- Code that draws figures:
>> start

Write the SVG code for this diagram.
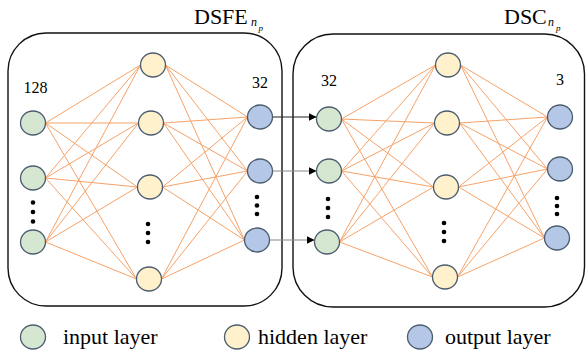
<svg xmlns="http://www.w3.org/2000/svg" width="586" height="354" viewBox="0 0 586 354">
  <style>
    .box { fill: none; stroke: #111; stroke-width: 1.4; }
    .in { fill: #d6e7d1; stroke: #4d5d70; stroke-width: 1.3; }
    .hid { fill: #fff1cb; stroke: #4d5d70; stroke-width: 1.3; }
    .out { fill: #b4c7e7; stroke: #4d5d70; stroke-width: 1.3; }
    .edge { stroke: #f6a268; stroke-width: 1; fill: none; }
    .dot { fill: #000; }
    .t { font-family: "Liberation Serif", "Times New Roman", serif; fill: #000; }
    .title { font-size: 22px; }
    .sub { font-style: italic; }
    .num { font-size: 16px; text-anchor: middle; }
    .leg { font-size: 22px; }
  </style>
  <defs>
    <marker id="arrow" viewBox="0 0 10 10" refX="10" refY="5" markerWidth="8" markerHeight="8" markerUnits="userSpaceOnUse" orient="auto">
      <path d="M0,0 L10,5 L0,10 z" fill="#000"/>
    </marker>
  </defs>

  <rect width="586" height="354" fill="#fff"/>

  <!-- module frames and titles -->
  <g id="dsfe-frame">
    <rect class="box" x="8" y="33" width="274" height="273" rx="38" ry="38"/>
    <text class="t title" x="194" y="24">DSFE</text>
    <text class="t sub" x="251" y="26" font-size="12">n</text>
    <text class="t sub" x="258.5" y="30.5" font-size="9">p</text>
  </g>
  <g id="dsc-frame">
    <rect class="box" x="293" y="34" width="291.5" height="273" rx="40" ry="40"/>
    <text class="t title" x="504" y="24">DSC</text>
    <text class="t sub" x="548" y="26" font-size="12">n</text>
    <text class="t sub" x="556" y="30.5" font-size="9">p</text>
  </g>

  <!-- fully connected edges -->
  <g id="connectors">
    <!-- DSFE: input -> hidden -->
    <path class="edge" d="M45.5,123 L140.5,65 M45.5,123 L138.5,123 M45.5,123 L137.5,187 M45.5,123 L136.5,279
                          M45.5,178 L140.5,65 M45.5,178 L138.5,123 M45.5,178 L137.5,187 M45.5,178 L136.5,279
                          M45.5,242 L140.5,65 M45.5,242 L138.5,123 M45.5,242 L137.5,187 M45.5,242 L136.5,279"/>
    <!-- DSFE: hidden -> output -->
    <path class="edge" d="M165.5,65 L247.5,117 M165.5,65 L247.5,171 M165.5,65 L244.5,240
                          M163.5,123 L247.5,117 M163.5,123 L247.5,171 M163.5,123 L244.5,240
                          M162.5,187 L247.5,117 M162.5,187 L247.5,171 M162.5,187 L244.5,240
                          M161.5,279 L247.5,117 M161.5,279 L247.5,171 M161.5,279 L244.5,240"/>
    <!-- DSC: input -> hidden -->
    <path class="edge" d="M341.5,119 L435.5,65 M341.5,119 L434.5,123 M341.5,119 L433.5,187 M341.5,119 L432.5,277
                          M341.5,171 L435.5,65 M341.5,171 L434.5,123 M341.5,171 L433.5,187 M341.5,171 L432.5,277
                          M339.5,242 L435.5,65 M339.5,242 L434.5,123 M339.5,242 L433.5,187 M339.5,242 L432.5,277"/>
    <!-- DSC: hidden -> output -->
    <path class="edge" d="M460.5,65 L547.5,117 M460.5,65 L547.5,169 M460.5,65 L544.5,238
                          M459.5,123 L547.5,117 M459.5,123 L547.5,169 M459.5,123 L544.5,238
                          M458.5,187 L547.5,117 M458.5,187 L547.5,169 M458.5,187 L544.5,238
                          M457.5,277 L547.5,117 M457.5,277 L547.5,169 M457.5,277 L544.5,238"/>
    <!-- DSFE outputs feed DSC inputs -->
    <line x1="272.5" y1="117" x2="316.5" y2="117" stroke="#222" stroke-width="1.2" marker-end="url(#arrow)"/>
    <line x1="272.5" y1="171" x2="316.5" y2="171" stroke="#888" stroke-width="1.2" marker-end="url(#arrow)"/>
    <line x1="269.5" y1="240" x2="314.5" y2="240" stroke="#888" stroke-width="1.2" marker-end="url(#arrow)"/>
  </g>

  <!-- DSFE layers -->
  <g id="dsfe-input">
    <text class="t num" x="35.5" y="93">128</text>
    <ellipse class="in" cx="33" cy="123" rx="12.5" ry="12"/>
    <ellipse class="in" cx="33" cy="178" rx="12.5" ry="12"/>
    <circle class="dot" cx="33" cy="202.5" r="2.3"/>
    <circle class="dot" cx="33" cy="212" r="2.3"/>
    <circle class="dot" cx="33" cy="221.5" r="2.3"/>
    <ellipse class="in" cx="33" cy="242" rx="12.5" ry="12"/>
  </g>
  <g id="dsfe-hidden">
    <ellipse class="hid" cx="153" cy="65" rx="12.5" ry="12"/>
    <ellipse class="hid" cx="151" cy="123" rx="12.5" ry="12"/>
    <ellipse class="hid" cx="150" cy="187" rx="12.5" ry="12"/>
    <circle class="dot" cx="148" cy="224" r="2.3"/>
    <circle class="dot" cx="148" cy="233" r="2.3"/>
    <circle class="dot" cx="148" cy="242" r="2.3"/>
    <ellipse class="hid" cx="149" cy="279" rx="12.5" ry="12"/>
  </g>
  <g id="dsfe-output">
    <text class="t num" x="260" y="88">32</text>
    <ellipse class="out" cx="260" cy="117" rx="12.5" ry="12"/>
    <ellipse class="out" cx="260" cy="171" rx="12.5" ry="12"/>
    <circle class="dot" cx="257" cy="197" r="2.3"/>
    <circle class="dot" cx="257" cy="205.5" r="2.3"/>
    <circle class="dot" cx="257" cy="214" r="2.3"/>
    <ellipse class="out" cx="257" cy="240" rx="12.5" ry="12"/>
  </g>

  <!-- DSC layers -->
  <g id="dsc-input">
    <text class="t num" x="329" y="86">32</text>
    <ellipse class="in" cx="329" cy="119" rx="12.5" ry="12"/>
    <ellipse class="in" cx="329" cy="171" rx="12.5" ry="12"/>
    <circle class="dot" cx="328" cy="199" r="2.3"/>
    <circle class="dot" cx="328" cy="208" r="2.3"/>
    <circle class="dot" cx="328" cy="217" r="2.3"/>
    <ellipse class="in" cx="327" cy="242" rx="12.5" ry="12"/>
  </g>
  <g id="dsc-hidden">
    <ellipse class="hid" cx="448" cy="65" rx="12.5" ry="12"/>
    <ellipse class="hid" cx="447" cy="123" rx="12.5" ry="12"/>
    <ellipse class="hid" cx="446" cy="187" rx="12.5" ry="12"/>
    <circle class="dot" cx="444" cy="223" r="2.3"/>
    <circle class="dot" cx="444" cy="232" r="2.3"/>
    <circle class="dot" cx="444" cy="241" r="2.3"/>
    <ellipse class="hid" cx="445" cy="277" rx="12.5" ry="12"/>
  </g>
  <g id="dsc-output">
    <text class="t num" x="560" y="85">3</text>
    <ellipse class="out" cx="560" cy="117" rx="12.5" ry="12"/>
    <ellipse class="out" cx="560" cy="169" rx="12.5" ry="12"/>
    <circle class="dot" cx="557" cy="198" r="2.3"/>
    <circle class="dot" cx="557" cy="206" r="2.3"/>
    <circle class="dot" cx="557" cy="214" r="2.3"/>
    <ellipse class="out" cx="557" cy="238" rx="12.5" ry="12"/>
  </g>

  <!-- legend -->
  <g id="legend-input">
    <ellipse class="in" cx="33" cy="337" rx="12.5" ry="12"/>
    <text class="t leg" x="63" y="344">input layer</text>
  </g>
  <g id="legend-hidden">
    <ellipse class="hid" cx="237" cy="337" rx="12.5" ry="12"/>
    <text class="t leg" x="258" y="344">hidden layer</text>
  </g>
  <g id="legend-output">
    <ellipse class="out" cx="420" cy="337" rx="12.5" ry="12"/>
    <text class="t leg" x="445" y="344">output layer</text>
  </g>
</svg>
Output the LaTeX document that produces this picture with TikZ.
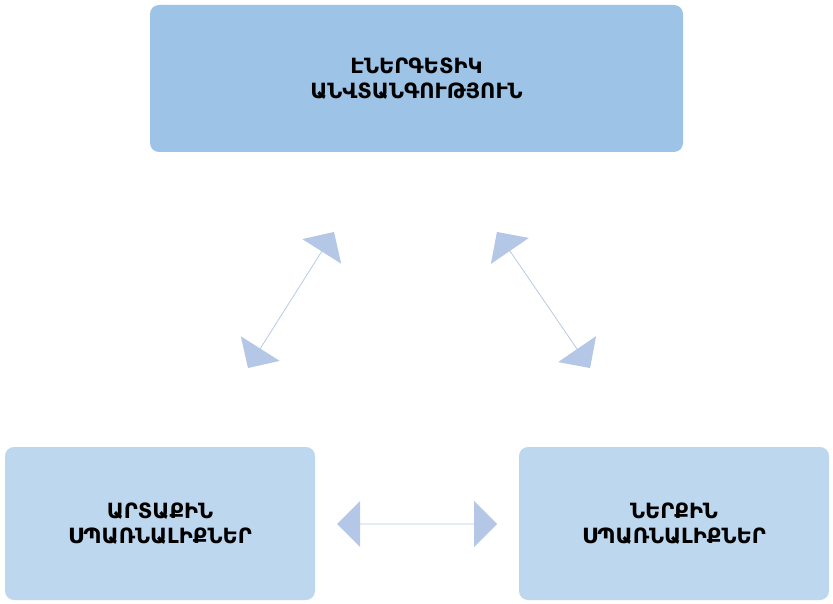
\documentclass[tikz,border=0pt]{standalone}
\usepackage{fontspec}
\newfontfamily\armfont[Script=Armenian]{DejaVu Sans}
\usetikzlibrary{shapes.arrows}
\definecolor{topfill}{HTML}{9DC3E6}
\definecolor{lowfill}{HTML}{BDD7EE}
\definecolor{arrfill}{HTML}{B4C7E7}
\tikzset{
  box/.style={rounded corners=9pt, align=center, inner sep=0pt,
    font=\armfont\bfseries\fontsize{21}{25}\selectfont, text=black},
  link/.style={double arrow, fill=arrfill, draw=none, minimum width=46pt,
    double arrow head extend=12pt, inner sep=0pt, double arrow head indent=0pt}
}
\begin{document}
\begin{tikzpicture}[x=1pt,y=-1pt]
\useasboundingbox (0,0) rectangle (833,604);

% boxes
\node[box, fill=topfill, minimum width=533pt, minimum height=147pt] (energy) at (416.5,78.5) {ԷՆԵՐԳԵՏԻԿ\\ԱՆՎՏԱՆԳՈՒԹՅՈՒՆ};
\node[box, fill=lowfill, minimum width=310pt, minimum height=153pt] (outer) at (160,523.5) {ԱՐՏԱՔԻՆ\\ՍՊԱՌՆԱԼԻՔՆԵՐ};
\node[box, fill=lowfill, minimum width=310pt, minimum height=153pt] (inner) at (674,523.5) {ՆԵՐՔԻՆ\\ՍՊԱՌՆԱԼԻՔՆԵՐ};

% arrows
\node[link, minimum height=161pt, rotate=57.7] (leftlink) at (291,300) {};
\node[link, minimum height=165pt, rotate=-55.6] (rightlink) at (543.5,300) {};
\node[link, minimum height=160pt] (lowlink) at (417,524) {};

\end{tikzpicture}
\end{document}
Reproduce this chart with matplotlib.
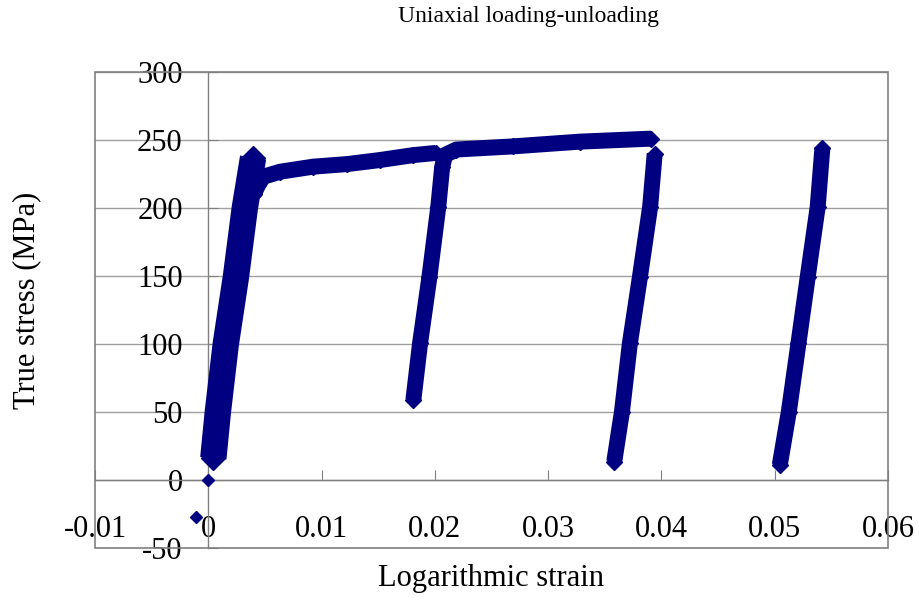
import matplotlib.pyplot as plt
from matplotlib.patches import Rectangle

plt.rcParams['font.family'] = ['Liberation Serif', 'DejaVu Serif']

NAVY = "#000080"
GRID = "#a0a0a0"
FRAME = "#808080"

# first loading (centre of the thick band)
load1_strain = [0.00044, 0.00084, 0.00154, 0.00243, 0.00322, 0.00395]
load1_stress = [16, 50, 100, 149, 200, 237]

# hardening after first yield
plat1_strain = [0.0040, 0.0044, 0.00485, 0.00635, 0.00926, 0.01226, 0.01517, 0.0181, 0.0201]
plat1_stress = [210, 217, 223, 226.7, 230.4, 232.3, 235.3, 238.9, 240.5]

# reloading from the first unload, then second hardening stage
reload1_strain = [0.0181, 0.01869, 0.01952, 0.0203, 0.02064, 0.0209, 0.0219, 0.0269, 0.0328, 0.0391]
reload1_stress = [59, 100.5, 149.5, 201, 230, 239, 243, 245.3, 248.8, 251]

# second unloading
unload2_strain = [0.0394, 0.0390, 0.0381, 0.03721, 0.03651, 0.03583]
unload2_stress = [240, 201, 149.5, 100.5, 50.2, 13.5]

# last branch
load3_strain = [0.05044, 0.05124, 0.05209, 0.05291, 0.05379, 0.0542]
load3_stress = [11, 50.2, 100.5, 149.5, 201, 244]

# isolated points near the origin
stray_strain = [0.0, -0.00106]
stray_stress = [0.0, -27.4]

x_ticks = [-0.01, 0.0, 0.01, 0.02, 0.03, 0.04, 0.05, 0.06]
x_labels = ["-0.01", "0", "0.01", "0.02", "0.03", "0.04", "0.05", "0.06"]
y_ticks = [-50, 0, 50, 100, 150, 200, 250, 300]
y_labels = ["-50", "0", "50", "100", "150", "200", "250", "300"]

fig = plt.figure(figsize=(9.2, 5.98), dpi=100)
ax = fig.add_axes([0.1033, 0.0836, 0.8620, 0.7960])

ax.plot(load1_strain, load1_stress, "-", color=NAVY, lw=19, marker="D", ms=12,
        solid_capstyle="butt", solid_joinstyle="round", zorder=3)
for xs, ys in [(plat1_strain, plat1_stress), (reload1_strain, reload1_stress),
               (unload2_strain, unload2_stress), (load3_strain, load3_stress)]:
    ax.plot(xs, ys, "-", color=NAVY, lw=11.5, marker="D", ms=8,
            solid_capstyle="butt", solid_joinstyle="round", zorder=3)
ax.plot(stray_strain, stray_stress, "D", color=NAVY, ms=6, zorder=3)

ax.set_xlim(-0.01, 0.06)
ax.set_ylim(-50, 300)
ax.set_xticks(x_ticks)
ax.set_xticklabels(x_labels)
ax.set_yticks(y_ticks)
ax.set_yticklabels(y_labels)

ax.spines["left"].set_position(("data", 0))
ax.spines["bottom"].set_position(("data", 0))
for s in ["top", "right"]:
    ax.spines[s].set_visible(False)
for s in ["left", "bottom"]:
    ax.spines[s].set_color(FRAME)
    ax.spines[s].set_linewidth(1)
ax.add_patch(Rectangle((0, 0), 1, 1, transform=ax.transAxes, fill=False,
                       edgecolor=FRAME, lw=1.2, clip_on=False, zorder=1))

ax.yaxis.grid(True, color=GRID, lw=1)
ax.set_axisbelow(True)
ax.tick_params(axis="x", direction="in", length=7, color=FRAME, pad=25, labelsize=22)
ax.tick_params(axis="y", direction="in", length=7, color=FRAME, pad=18.5, labelsize=22)

fig.text(0.5337, 0.0334, "Logarithmic strain", ha="center", va="center", fontsize=22)
fig.text(0.0293, 0.497, "True stress (MPa)", ha="center", va="center", rotation=90, fontsize=22)
fig.text(0.575, 0.9716, "Uniaxial loading-unloading", ha="center", va="center", fontsize=17)

fig.savefig("out.png", dpi=100)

>> end

- DIRECTIVE: Go through the records. Copy each line where "with" appears.

- WORKED ANSWER:
Output the LaTeX document that produces this picture with TikZ.
Reproduce this chart with matplotlib.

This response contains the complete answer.